EXERCISE INSTRUCTIONS -> Begin at the first line and end at the line containing "import seaborn as sns". Extract exactly those lines.
--- STORED DATA ---
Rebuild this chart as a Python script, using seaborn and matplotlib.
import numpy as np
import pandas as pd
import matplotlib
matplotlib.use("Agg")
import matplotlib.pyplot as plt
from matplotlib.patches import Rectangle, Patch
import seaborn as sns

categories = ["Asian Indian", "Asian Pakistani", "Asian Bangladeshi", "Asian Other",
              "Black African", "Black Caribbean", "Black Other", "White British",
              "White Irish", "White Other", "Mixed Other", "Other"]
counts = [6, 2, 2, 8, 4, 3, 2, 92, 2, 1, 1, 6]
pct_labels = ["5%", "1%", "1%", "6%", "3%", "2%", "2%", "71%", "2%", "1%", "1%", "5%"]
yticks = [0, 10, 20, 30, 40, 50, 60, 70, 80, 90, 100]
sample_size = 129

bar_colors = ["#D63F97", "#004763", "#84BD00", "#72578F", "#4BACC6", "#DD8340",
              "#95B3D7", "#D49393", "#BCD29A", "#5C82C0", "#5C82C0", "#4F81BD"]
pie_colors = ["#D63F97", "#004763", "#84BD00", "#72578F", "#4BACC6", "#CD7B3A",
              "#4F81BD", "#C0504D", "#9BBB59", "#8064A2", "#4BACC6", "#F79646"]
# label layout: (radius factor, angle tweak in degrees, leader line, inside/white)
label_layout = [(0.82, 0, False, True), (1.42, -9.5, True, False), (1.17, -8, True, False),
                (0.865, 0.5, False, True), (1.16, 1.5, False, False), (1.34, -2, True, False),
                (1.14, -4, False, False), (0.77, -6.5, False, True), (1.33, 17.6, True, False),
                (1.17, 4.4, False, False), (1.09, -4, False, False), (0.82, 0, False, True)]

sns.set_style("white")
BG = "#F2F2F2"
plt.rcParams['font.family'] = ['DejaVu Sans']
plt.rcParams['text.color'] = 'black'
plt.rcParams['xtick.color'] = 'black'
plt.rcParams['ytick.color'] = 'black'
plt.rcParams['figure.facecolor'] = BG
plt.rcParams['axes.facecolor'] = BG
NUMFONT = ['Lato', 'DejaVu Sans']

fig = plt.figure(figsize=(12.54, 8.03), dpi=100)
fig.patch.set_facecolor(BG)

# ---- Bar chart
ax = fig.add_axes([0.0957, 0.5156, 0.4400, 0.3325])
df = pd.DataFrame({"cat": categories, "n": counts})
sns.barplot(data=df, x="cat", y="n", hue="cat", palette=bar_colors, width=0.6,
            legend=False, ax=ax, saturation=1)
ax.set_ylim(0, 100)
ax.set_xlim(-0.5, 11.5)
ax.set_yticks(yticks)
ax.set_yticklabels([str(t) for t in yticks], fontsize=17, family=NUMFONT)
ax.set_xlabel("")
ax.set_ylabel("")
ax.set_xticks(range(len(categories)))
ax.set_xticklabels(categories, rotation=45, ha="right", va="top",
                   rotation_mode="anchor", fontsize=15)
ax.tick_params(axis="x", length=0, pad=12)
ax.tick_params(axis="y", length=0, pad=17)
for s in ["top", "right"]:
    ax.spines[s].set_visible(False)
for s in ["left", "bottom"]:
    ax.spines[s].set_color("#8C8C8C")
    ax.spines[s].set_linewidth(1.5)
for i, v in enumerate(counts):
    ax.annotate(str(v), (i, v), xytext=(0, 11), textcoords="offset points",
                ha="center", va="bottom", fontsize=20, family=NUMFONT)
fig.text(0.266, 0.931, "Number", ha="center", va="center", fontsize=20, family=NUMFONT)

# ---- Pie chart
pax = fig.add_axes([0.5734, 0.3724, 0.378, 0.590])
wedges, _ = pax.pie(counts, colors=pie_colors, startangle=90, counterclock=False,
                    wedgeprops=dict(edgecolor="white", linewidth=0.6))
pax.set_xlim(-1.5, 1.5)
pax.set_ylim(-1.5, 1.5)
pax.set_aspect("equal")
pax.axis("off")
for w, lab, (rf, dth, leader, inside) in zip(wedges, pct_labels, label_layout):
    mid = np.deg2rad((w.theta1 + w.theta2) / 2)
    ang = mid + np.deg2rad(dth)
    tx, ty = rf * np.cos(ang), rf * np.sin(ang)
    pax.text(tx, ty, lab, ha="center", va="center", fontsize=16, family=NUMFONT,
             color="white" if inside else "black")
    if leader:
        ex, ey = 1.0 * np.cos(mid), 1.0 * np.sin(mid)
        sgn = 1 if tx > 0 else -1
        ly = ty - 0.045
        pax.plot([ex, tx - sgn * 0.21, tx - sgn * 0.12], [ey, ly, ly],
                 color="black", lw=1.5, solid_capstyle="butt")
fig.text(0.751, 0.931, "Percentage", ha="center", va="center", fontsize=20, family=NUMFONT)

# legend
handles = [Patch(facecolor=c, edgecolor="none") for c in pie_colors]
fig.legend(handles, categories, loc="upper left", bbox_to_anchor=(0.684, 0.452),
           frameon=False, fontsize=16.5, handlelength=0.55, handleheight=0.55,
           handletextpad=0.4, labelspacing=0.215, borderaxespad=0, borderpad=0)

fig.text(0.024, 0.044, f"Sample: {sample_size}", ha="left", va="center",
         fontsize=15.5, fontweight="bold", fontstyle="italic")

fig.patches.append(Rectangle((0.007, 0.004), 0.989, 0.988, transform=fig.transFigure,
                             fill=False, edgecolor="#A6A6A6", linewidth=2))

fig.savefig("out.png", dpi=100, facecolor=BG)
---
SOLUTION TO THIS TASK ->
Rebuild this chart as a Python script, using seaborn and matplotlib.
import numpy as np
import pandas as pd
import matplotlib
matplotlib.use("Agg")
import matplotlib.pyplot as plt
from matplotlib.patches import Rectangle, Patch
import seaborn as sns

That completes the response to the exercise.